Decorre dessa separação o estado permanente de tensão social e de perturbação digital que grassa no território brasileiro. As redes sociais no Brasil não correspondem às redes sociais norte-americanas, europeias ou árabes. Aqui, há muito mais coisas entre o céu e a terra digitais do que pode imaginar a nossa vã e obsoleta filosofia comportamental do século XX.

O usuário de rede brasileiro gosta do tumulto, como sói significar no poema “Nosso Tempo” de Carlos Drummond de Andrade: “meu nome é tumulto”. E é um tumulto até certo ponto identificável e solidário às redes “estrangeiras”, nas suas ânsias de compartilhamentos e desovas de fakenews. Mas, é também muito mais do que isso.

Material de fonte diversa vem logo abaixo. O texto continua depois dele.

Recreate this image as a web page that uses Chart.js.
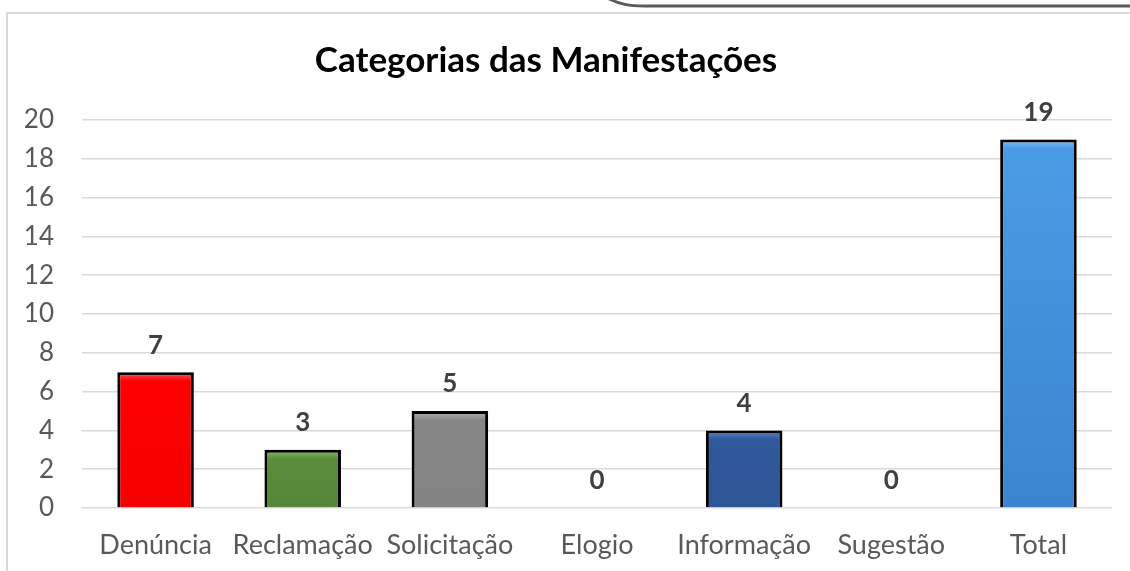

No Brasil, a rede social – e isso é assaz relevante para se compreender o cenário que o julgamento de Lula impõe na conjuntura política brasileira – é a argamassa que edifica os muros e portais da compreensão pública. Ela medeia, sintoniza, codifica, filtra, legitima e dá qualquer consistência ao debate residual que nos permite ainda enunciar e tentar explicar o porquê de tanta convulsão institucional e arbítrio jurisdicional.

O pouco-muito – sic – que se enuncia via mídias sociais é o oráculo para se entender qual seja a reorganização política que vai, aos poucos, se desenhando no Brasil contemporâneo.

A rigor, a comprovação dessa tese é muito singela e, no fundo, quase simplória: as pesquisas de opinião realizadas pelos institutos de pesquisa alinhados com as mídias tradicionais corroboram não a leitura destas mesmas mídias tradicionais, mas, justamente, a leitura que emerge das mídias sociais, indomesticáveis e indóceis ao princípio do discurso único e homogeneizante.

Quis o destino que se configurasse aqui uma legião de espaços digitais formulados por jornalistas egressos – traumaticamente egressos – das mídias tradicionais, o que resultou numa dicção extremamente mais crítica e ácida se contraposta à narrativa bem comportada e oficiosa – e lenta e velha – da imprensa clássica.

Essa química que subjaz ao regime das informações e do debate acaba por caracterizar um volume de massa de textos sem precedentes. Isso amplia o escopo das múltiplas compreensões que costuram a leitura da realidade factual. Note-se que essa produção vertiginosa de textos tem qualidade e incomoda bastante a parceria sólida e duradoura entre a imprensa mainstream e governos de perfil neoliberal.